→ **DIRECTIONS**:
Leave out the pictures and copy everything else below exactly.

→ **Items listed in a dataset**:
**********

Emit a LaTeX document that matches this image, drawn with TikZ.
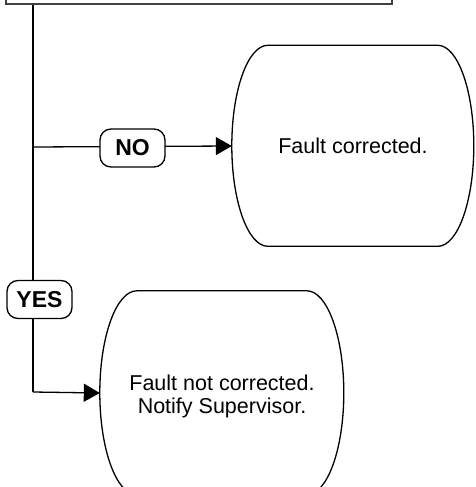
\documentclass[tikz,border=0pt]{standalone}
\usepackage{fontspec}
\setmainfont{Liberation Sans}
\usetikzlibrary{arrows.meta,calc}
\tikzset{
  x=1pt,y=1pt,
  line/.style={line width=1.3pt,black},
  arr/.style={line,-{Triangle[length=16pt,width=18pt]}},
  lbl/.style={draw,line width=1.3pt,fill=white,rounded corners=11pt,minimum width=65pt,minimum height=38pt,inner sep=0pt,font=\fontsize{23}{25}\selectfont\bfseries},
  termtext/.style={align=center,font=\fontsize{21.5}{23}\selectfont,inner sep=0pt},
}
\newcommand{\termoutline}[4]{% name, width, height, rx
  \draw[line] ($(#1.north west)+(#4,0)$) -- ++(#2-2*#4,0)
     arc[start angle=90,end angle=-90,x radius=#4,y radius=#3/2]
     -- ++(-#2+2*#4,0)
     arc[start angle=270,end angle=90,x radius=#4,y radius=#3/2] -- cycle;}
\begin{document}
\begin{tikzpicture}
\useasboundingbox (0,0) rectangle (476,-487);
\clip (0,0) rectangle (476,-487);
% top box (cut off)
\node[draw=black!75,line width=1.8pt,minimum width=386pt,minimum height=40pt,inner sep=0pt] (top) at (199,16) {};
% outcome shapes
\node[termtext,minimum width=242pt,minimum height=201pt] (fc) at (353,-146) {Fault corrected.};
\termoutline{fc}{242}{201}{36}
\node[termtext,minimum width=244pt,minimum height=204pt] (fnc) at (222,-393) {};
\node[termtext] (fnctext) at (222,-396) {Fault not corrected.\\Notify Supervisor.};
\termoutline{fnc}{244}{204}{37}
% connectors
\coordinate (j1) at (33,-147);
\coordinate (j2) at (33,-392);
\draw[line] (top.south -| j1) -- (j2);
\draw[arr] (j2) -- (fnc.west);
\draw[arr] (j1) -- (fc.west);
\node[lbl] (no) at (132.5,-148) {NO};
\node[lbl] (yes) at (39.5,-299.5) {YES};
\end{tikzpicture}
\end{document}
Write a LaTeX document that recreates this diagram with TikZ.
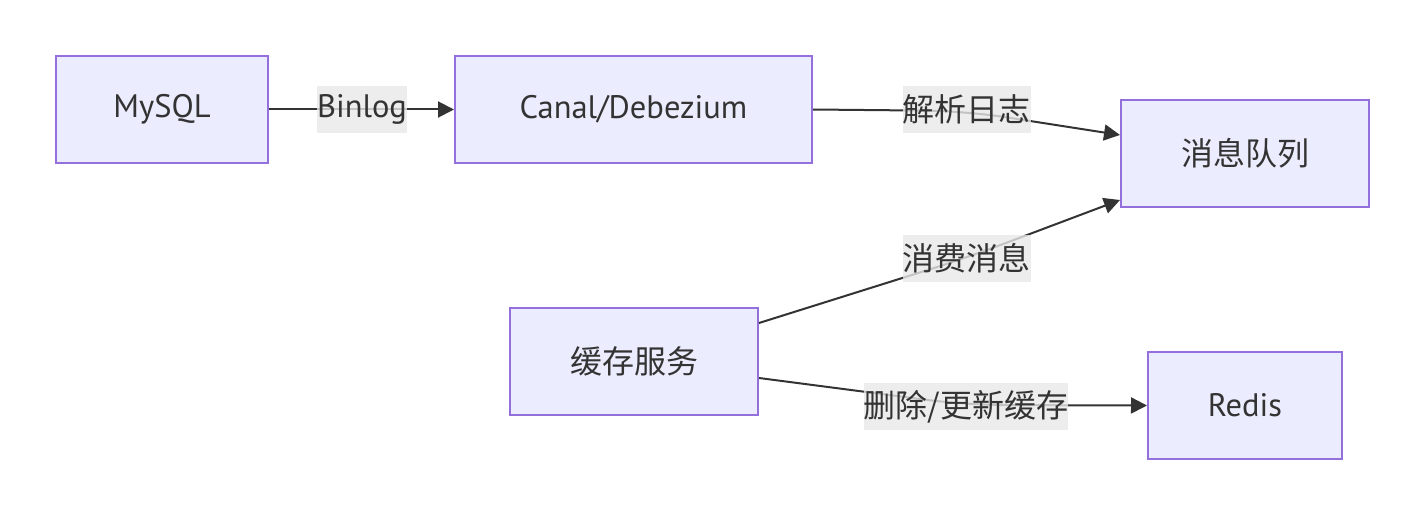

**********

→ **EXERCISE SOLUTION**:
Emit a LaTeX document that matches this image, drawn with TikZ.
\documentclass[tikz,border=0pt]{standalone}
\usepackage{fontspec}
\setmainfont{Liberation Sans}
\usetikzlibrary{arrows.meta,calc}
\tikzset{
  x=1pt,y=1pt,
  line/.style={line width=1.3pt,black},
  arr/.style={line,-{Triangle[length=16pt,width=18pt]}},
  lbl/.style={draw,line width=1.3pt,fill=white,rounded corners=11pt,minimum width=65pt,minimum height=38pt,inner sep=0pt,font=\fontsize{23}{25}\selectfont\bfseries},
  termtext/.style={align=center,font=\fontsize{21.5}{23}\selectfont,inner sep=0pt},
}
\newcommand{\termoutline}[4]{% name, width, height, rx
  \draw[line] ($(#1.north west)+(#4,0)$) -- ++(#2-2*#4,0)
     arc[start angle=90,end angle=-90,x radius=#4,y radius=#3/2]
     -- ++(-#2+2*#4,0)
     arc[start angle=270,end angle=90,x radius=#4,y radius=#3/2] -- cycle;}
\begin{document}
\begin{tikzpicture}
\useasboundingbox (0,0) rectangle (476,-487);
\clip (0,0) rectangle (476,-487);
% top box (cut off)
\node[draw=black!75,line width=1.8pt,minimum width=386pt,minimum height=40pt,inner sep=0pt] (top) at (199,16) {};
% outcome shapes
\node[termtext,minimum width=242pt,minimum height=201pt] (fc) at (353,-146) {Fault corrected.};
\termoutline{fc}{242}{201}{36}
\node[termtext,minimum width=244pt,minimum height=204pt] (fnc) at (222,-393) {};
\node[termtext] (fnctext) at (222,-396) {Fault not corrected.\\Notify Supervisor.};
\termoutline{fnc}{244}{204}{37}
% connectors
\coordinate (j1) at (33,-147);
\coordinate (j2) at (33,-392);
\draw[line] (top.south -| j1) -- (j2);
\draw[arr] (j2) -- (fnc.west);
\draw[arr] (j1) -- (fc.west);
\node[lbl] (no) at (132.5,-148) {NO};
\node[lbl] (yes) at (39.5,-299.5) {YES};
\end{tikzpicture}
\end{document}
Write a LaTeX document that recreates this diagram with TikZ.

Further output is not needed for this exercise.